Repeat exactly the lines running from the first line of the data to the line containing "2.20,2.22,2.24,2.26,2.28,2.30,2.32,2.34,2.36,2.38];", both ends included, and nothing else; drop the pictures.
┄┄┄┄┄┄┄┄┄┄
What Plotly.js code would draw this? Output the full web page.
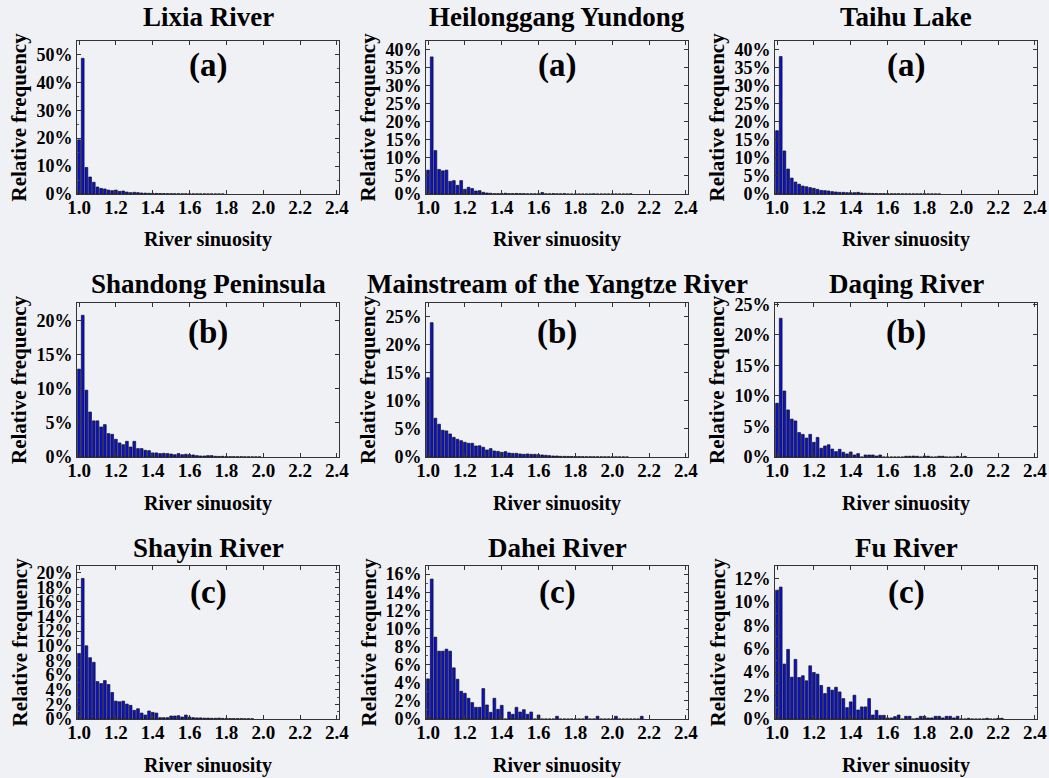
<!DOCTYPE html>
<html>
<head>
<meta charset="utf-8">
<script src="https://cdn.plot.ly/plotly-3.0.1.min.js"></script>
<style>
html,body{margin:0;padding:0;background:#f0f1f5;}
#chart{width:1049px;height:778px;}
</style>
</head>
<body>
<div id="chart"></div>
<script>
// Bin centres of river sinuosity (bin width 0.02)
const sinuosityBins = [1.00,1.02,1.04,1.06,1.08,1.10,1.12,1.14,1.16,1.18,1.20,1.22,1.24,1.26,1.28,1.30,1.32,1.34,1.36,1.38,
  1.40,1.42,1.44,1.46,1.48,1.50,1.52,1.54,1.56,1.58,1.60,1.62,1.64,1.66,1.68,1.70,1.72,1.74,1.76,1.78,
  1.80,1.82,1.84,1.86,1.88,1.90,1.92,1.94,1.96,1.98,2.00,2.02,2.04,2.06,2.08,2.10,2.12,2.14,2.16,2.18,
  2.20,2.22,2.24,2.26,2.28,2.30,2.32,2.34,2.36,2.38];

const regionNames = ["Lixia River","Heilonggang Yundong","Taihu Lake",
  "Shandong Peninsula","Mainstream of the Yangtze River","Daqing River",
  "Shayin River","Dahei River","Fu River"];
const panelLabels = ["(a)","(a)","(a)","(b)","(b)","(b)","(c)","(c)","(c)"];
const xTickVals = [1.0,1.2,1.4,1.6,1.8,2.0,2.2,2.4];
const xTickText = ["1.0","1.2","1.4","1.6","1.8","2.0","2.2","2.4"];

// Relative frequency (%) per bin
const lixia = [19.4,48.6,9.5,6.1,4.2,2.5,2.0,1.8,1.4,1.2,1.4,0.95,1.07,0.7,0.48,0.6,0.48,0.36,0.3,0.25,
  0.22,0.2,0.18,0.15,0.14,0.12,0.1,0.09,0.08,0.07,0.06,0.05,0.05,0.04,0.04,0.03,0.03,0.02,0.02,0.02];
const heilonggang = [6.6,37.9,12.0,6.8,6.4,6.6,3.5,3.7,2.4,3.7,1.3,1.85,1.5,0.83,0.93,0.46,0.28,0.2,0.1,0.1,
  0.1,0.2,0.1,0.1,0.15,0.1,0.1,0.05,0.05,0.05,0.05,0.4,0.05,0.05,0.1,0.05,0.05,0.1,0,0,
  0,0,0,0,0,0.05,0,0,0,0,0,0,0,0,0,0.05];
const taihu = [17.5,38.0,11.9,6.9,4.4,3.3,2.7,2.2,2.0,1.76,1.57,1.3,1.0,0.93,0.83,0.65,0.56,0.46,0.46,0.37,
  0.37,0.37,0.46,0.28,0.2,0.18,0.15,0.12,0.1,0.1,0.08,0.07,0.06,0.06,0.05,0.05,0.04,0.04,0.03,0.03,
  0.03,0.02,0.02,0.02,0.02];
const shandong = [12.9,20.8,9.8,6.6,5.3,5.3,4.4,4.75,3.43,3.33,2.6,2.06,1.8,2.3,1.47,2.3,1.23,1.23,0.98,0.93,
  0.6,0.6,0.5,0.54,0.5,0.44,0.34,0.5,0.34,0.4,0.34,0.3,0.2,0.15,0.15,0.2,0.2,0.1,0.08,0.1,
  0.06,0.05,0.05,0.04,0.04,0.03,0.03,0.02,0.02,0.02];
const yangtze = [14.1,23.9,6.9,5.83,4.76,4.64,4.1,3.5,3.15,2.9,2.62,2.44,2.44,1.96,2.0,1.73,1.25,1.49,1.07,1.0,
  0.83,0.95,0.71,0.65,0.65,0.54,0.48,0.54,0.48,0.48,0.42,0.36,0.3,0.24,0.18,0.18,0.12,0.12,0.1,0.09,
  0.08,0.07,0.06,0.05,0.05,0.04,0.04,0.03,0.03,0.03,0.02,0.02,0.02,0.02,0.01];
const daqing = [8.8,22.7,10.8,7.7,6.2,5.9,4.0,3.7,3.1,3.7,2.4,3.2,1.43,1.8,2.0,1.3,0.88,1.26,0.77,0.5,
  0.82,0.33,0.55,0,0.33,0.33,0.33,0.16,0.33,0,0,0,0,0,0,0.12,0.12,0.15,0.12,0,
  0.15,0.12,0,0,0.12,0.12,0,0,0,0.1,0,0.1];
const shayin = [8.96,19.2,10.0,8.37,7.74,5.11,4.84,5.25,4.71,3.62,2.44,2.35,2.44,2.04,1.86,1.18,1.40,0.81,0.54,1.09,
  0.9,0.81,0.18,0.18,0.18,0.41,0.41,0.45,0.27,0.54,0.27,0.18,0.15,0.15,0.12,0.12,0.1,0.1,0.12,0.08,
  0.08,0.06,0.06,0.05,0.05,0.04,0.04,0.03];
const dahei = [4.43,15.46,9.04,7.49,7.49,7.71,7.49,5.65,4.39,3.06,2.84,2.29,1.81,1.29,1.29,3.36,1.55,0.74,2.29,1.07,
  1.51,0,0.77,0.52,1.29,0.77,1.03,0.52,0.77,0,0.44,0,0,0,0,0.3,0,0,0,0,
  0,0,0,0.3,0,0,0.3,0,0,0,0,0.3,0,0,0,0,0,0,0.3];
const fu = [11.0,11.26,4.69,5.94,3.57,5.09,3.54,3.69,3.26,4.54,3.97,3.83,2.86,2.17,2.71,2.46,2.71,2.31,1.74,0.97,
  1.46,2.03,0.77,1.03,1.03,1.74,0.34,0.74,0.31,0.31,0.09,0.09,0.2,0.34,0,0.23,0.23,0,0.06,0.23,
  0.23,0.09,0.09,0.23,0.23,0.09,0.23,0.23,0.09,0.23,0,0,0.06,0,0,0,0,0.06,0,0,
  0.06,0.06];

const seriesList = [lixia,heilonggang,taihu,shandong,yangtze,daqing,shayin,dahei,fu];
const yMax = [54.8,42.3,42.3,22.6,27.4,25.2,20.9,16.9,13.06];
const yStep = [10,5,5,5,5,5,2,2,2];

// ---------- layout geometry (pixels) ----------
const W = 1049, H = 778;
const colPx = [[77,339],[426,688],[775,1037]];
const rowPx = [[41,194],[303,457],[566,719]];
const titleY = [17,284,548];
const labelY = [65,332,592];
const xTitleY = [239,503,765];

const FONT = 'Liberation Serif, Times New Roman, serif';
const BG = '#f0f1f5';

const data = [];
const layout = {
  width: W, height: H,
  margin: {l:0,r:0,t:0,b:0},
  paper_bgcolor: BG, plot_bgcolor: BG,
  showlegend: false,
  bargap: 0.25,
  font: {family: FONT, color: '#000', weight: 'bold'},
  annotations: []
};

seriesList.forEach((vals, i) => {
  const r = Math.floor(i/3), c = i%3;
  const sfx = i === 0 ? '' : String(i+1);
  data.push({
    type: 'bar',
    x: sinuosityBins.slice(0, vals.length),
    y: vals,
    xaxis: 'x'+sfx, yaxis: 'y'+sfx,
    marker: {color: '#0a10d0', line: {color: '#111', width: 0.7}},
    hoverinfo: 'x+y'
  });
  const xd = [colPx[c][0]/W, colPx[c][1]/W];
  const yd = [1 - rowPx[r][1]/H, 1 - rowPx[r][0]/H];
  layout['xaxis'+sfx] = {
    domain: xd, anchor: 'y'+sfx, range: [0.989, 2.411],
    tickvals: xTickVals, ticktext: xTickText,
    ticks: 'inside', ticklen: 4, tickcolor: '#333', mirror: 'ticks',
    ticklabelstandoff: -4,
    showline: true, linecolor: '#333', linewidth: 1, showgrid: false, zeroline: false,
    tickfont: {family: FONT, size: 19, color: '#000', weight: 'bold'},
    fixedrange: true
  };
  layout['yaxis'+sfx] = {
    domain: yd, anchor: 'x'+sfx, range: [0, yMax[i]],
    dtick: yStep[i], tick0: 0, ticksuffix: '%',
    ticks: 'inside', ticklen: 4, tickcolor: '#333', mirror: 'ticks',
    minor: {ticks: 'inside', ticklen: 2, tickcolor: '#555', nticks: 2},
    showline: true, linecolor: '#333', linewidth: 1, showgrid: false, zeroline: false,
    tickfont: {family: FONT, size: 18, color: '#000', weight: 'bold'},
    fixedrange: true
  };
  const cx = (colPx[c][0] + colPx[c][1]) / 2;
  layout.annotations.push({
    text: regionNames[i], xref: 'paper', yref: 'paper',
    x: cx/W, y: 1 - titleY[r]/H, xanchor: 'center', yanchor: 'middle', showarrow: false,
    font: {family: FONT, size: 27, color: '#000', weight: 'bold'}
  });
  layout.annotations.push({
    text: panelLabels[i], xref: 'paper', yref: 'paper',
    x: cx/W, y: 1 - labelY[r]/H, xanchor: 'center', yanchor: 'middle', showarrow: false,
    font: {family: FONT, size: 33, color: '#000', weight: 'bold'}
  });
  layout.annotations.push({
    text: 'River sinuosity', xref: 'paper', yref: 'paper',
    x: cx/W, y: 1 - xTitleY[r]/H, xanchor: 'center', yanchor: 'middle', showarrow: false,
    font: {family: FONT, size: 20, color: '#000', weight: 'bold'}
  });
  layout.annotations.push({
    text: 'Relative frequency', xref: 'paper', yref: 'paper', textangle: -90,
    x: (colPx[c][0] - 58)/W, y: 1 - (rowPx[r][0] + rowPx[r][1])/2/H,
    xanchor: 'center', yanchor: 'middle', showarrow: false,
    font: {family: FONT, size: 21, color: '#000', weight: 'bold'}
  });
});

Plotly.newPlot('chart', data, layout, {displayModeBar: false, staticPlot: true});
</script>
</body>
</html>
┄┄┄┄┄┄┄┄┄┄
■ **Task output**
What Plotly.js code would draw this? Output the full web page.
<!DOCTYPE html>
<html>
<head>
<meta charset="utf-8">
<script src="https://cdn.plot.ly/plotly-3.0.1.min.js"></script>
<style>
html,body{margin:0;padding:0;background:#f0f1f5;}
#chart{width:1049px;height:778px;}
</style>
</head>
<body>
<div id="chart"></div>
<script>
// Bin centres of river sinuosity (bin width 0.02)
const sinuosityBins = [1.00,1.02,1.04,1.06,1.08,1.10,1.12,1.14,1.16,1.18,1.20,1.22,1.24,1.26,1.28,1.30,1.32,1.34,1.36,1.38,
  1.40,1.42,1.44,1.46,1.48,1.50,1.52,1.54,1.56,1.58,1.60,1.62,1.64,1.66,1.68,1.70,1.72,1.74,1.76,1.78,
  1.80,1.82,1.84,1.86,1.88,1.90,1.92,1.94,1.96,1.98,2.00,2.02,2.04,2.06,2.08,2.10,2.12,2.14,2.16,2.18,
  2.20,2.22,2.24,2.26,2.28,2.30,2.32,2.34,2.36,2.38];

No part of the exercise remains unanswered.